Super League
Raffzahn-Projekt krachend gescheitert
In gerade mal zwei Tagen ist das Projekt "Super League" am geballten Widerstand der Fans - vornedran der englischen - und der Kritik der Öffentlichkeit bravourös gescheitert.
Am Sonntag Abend verkündete Florentino Pérez, Präsident von Real Madrid, den Start der europäischen Super League, ohne die die Spitzenvereine im Jahr 2024 angeblich alle tot seien. Zwölf von Europas führenden Fußballvereinen wollten einen neuen Wettbewerb etablieren und dort nur noch untereinander spielen: FC Liverpool, Manchester United, Manchester City, Tottenham Hotspur, FC Arsenal, FC Chelsea, Real Madrid, Atletico Madrid, FC Barcelona, Juventus Turin, Inter Mailand und AC Mailand. Paris Saint Germain, den FC Bayern und Borussia Dortmund wollten die Gründer gerne dabei haben, die haben sich aber nicht getraut, weil sonst in Paris, in München und in Dortmund die Hölle los gewesen wäre. Mit der Gründung der Super League wäre die Champions League komplett entwertet worden. Die UEFA drohte den Super League-Klubs mit dem Ausschluss ihrer Spieler von allen anderen UEFA-Wettbewerben.
Profitable Anlagen
Das neue Turnier-Format werde, so die Presseerklärung der Gründer-Klubs, "ein deutlich größeres Wirtschaftswachstum und eine Unterstützung für den europäischen Fußball bieten". Die Gründungsklubs sollten gleich einen Betrag von 3,5 Milliarden Euro erhalten, "um ihre Infrastrukturinvestitionspläne zu unterstützen". Dazu sollten dann regelmäßige "Solidaritätszahlungen" kommen, eine willkommene Finanzspritze für die zum Teil hochverschuldeten Klubs. Es handelte sich um ein gigantisches Investment-Projekt, finanziert von US-Investoren. Die Fußballklubs, die in der Super League unter sich spielen wollten, sind längst profitable Geldmaschinen von Superreichen, die für ihr überschüssiges Kapital maximalprofitbringende Anlagemöglichkeiten gefunden haben:
- Beispiel Manchester City: Der von Pep Guardiola trainierte Erstligist gehört komplett der City Football Group (CFG), die mehrheitlich im Besitz der Abu Dhabi United Group von Scheich Mansour bin Zayed Al Nahyan ist. Der chinesische Medien- und Unterhaltungs-Konzern CMC Inc hält zwölf Prozent. Der US-Finanzinvestor Silver Lake zahlte im November für seinen Anteil von gut zehn Prozent 500 Millionen Dollar und machte die CFG mit einer Bewertung von 4,8 Milliarden Dollar zum wertvollsten Fußballkonzern der Welt. Die Holding ist auch an New York City aus der Major Soccer League (MSL) in den USA sowie an Klubs in Australien, Japan, China, Spanien, Indien und Uruguay beteiligt.

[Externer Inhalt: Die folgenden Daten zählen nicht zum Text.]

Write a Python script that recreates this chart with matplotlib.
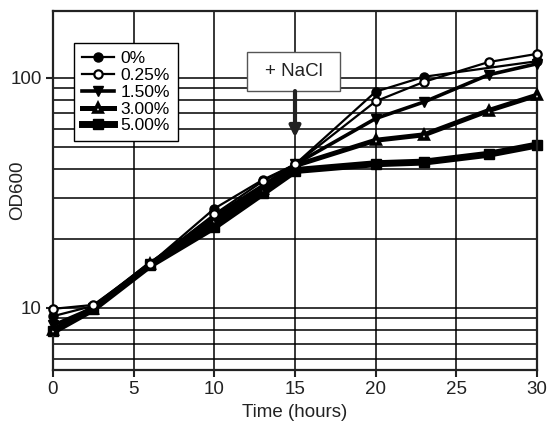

- Beispiel Manchester United: Der englische Rekordmeister gehört mehrheitlich der US-Familie Glazer, die 2005 für ihren Anteil eine Milliarde Dollar zahlte. Manchester United, mit 20 Titeln erfolgreichster Klub der Premier League, ist seit 2012 an der New Yorker Börse gelistet und wird dort heute mit rund 3,25 Milliarden Dollar bewertet.
- Beispiel FC Liverpool: Der Spitzenreiter der Premier League mit Trainer Jürgen Klopp gehört seit 2010 dem US-Konzern Fenway Sports Group. Der Eigentümer des Baseball-Teams Boston Red Sox zahlte damals rund 300 Millionen Pfund (etwa 350 Millionen Euro). Nach Schätzungen der Unternehmensberatung KPMG ist Liverpool heute mehr als zwei Milliarden Euro wert.
Super League scheitert, bevor auch nur ein Ball rollt
Zwischen Dienstag 22.19 Uhr (Manchester City) und Mittwoch 13.36 Uhr (Juventus Turin) stiegen zehn der zwölf Clubs aus. Barcelona und Real Madrid äußerten sich noch nicht. Manche mimten die Unschuld vom Lande und wussten angeblich gar nicht so genau, worum es gegangen war: "Nachdem wir uns der Gruppe Ende letzter Woche angeschlossen haben, hatten wir jetzt Zeit, uns eingehend mit der Angelegenheit zu befassen und haben entschieden, dass unsere weitere Beteiligung an diesen Plänen nicht im besten Interesse des Klubs, unserer Fans und der Fußball-Gemeinde ist" (FC Chelsea). Andrea Agnelli, Juve-Präsident, Fiat-Vorstand und treibende Kraft des Milliarden-Projekts Super League, muss, will aber nicht davon ablassen: " ... weiterhin von der Gültigkeit des sportlichen, kommerziellen und rechtlichen Annahmen des Projekts überzeugt, ist jedoch der Ansicht, dass es dezeit nur begrenzte Möglichkeiten gibt, es in der Form abzuschließen, in der es ursprünglich konzipiert war."
Fans laufen Sturm
Gescheitert ist die Super League am Proteststurm der Fans. Mit einem solch großen vereinigten Widerstand der Fans von London über Manchester bis Liverpool hatten die Planer der Super League nicht gerechnet. Wütende Fans demonstrierten mit Transparenten, Schildern, Sprechchören: "Der Fußball gehört uns, nicht den Profithaien". Nach den Protesten auf der Straße kamen die Spieler- und Trainerproteste.
Das Scheitern der Super League ist sehr bemerkenswert und auf dem Hintergrund des fortschrittlichen Stimmungsumschwungs zu sehen: Ein Projekt, bei dem Profitgier und Bereicherung von Superreichen derart offensichtlich sind und mit der Sportbegeisterung von Millionen Schindluder treiben, lassen sich die Massen immer weniger gefallen.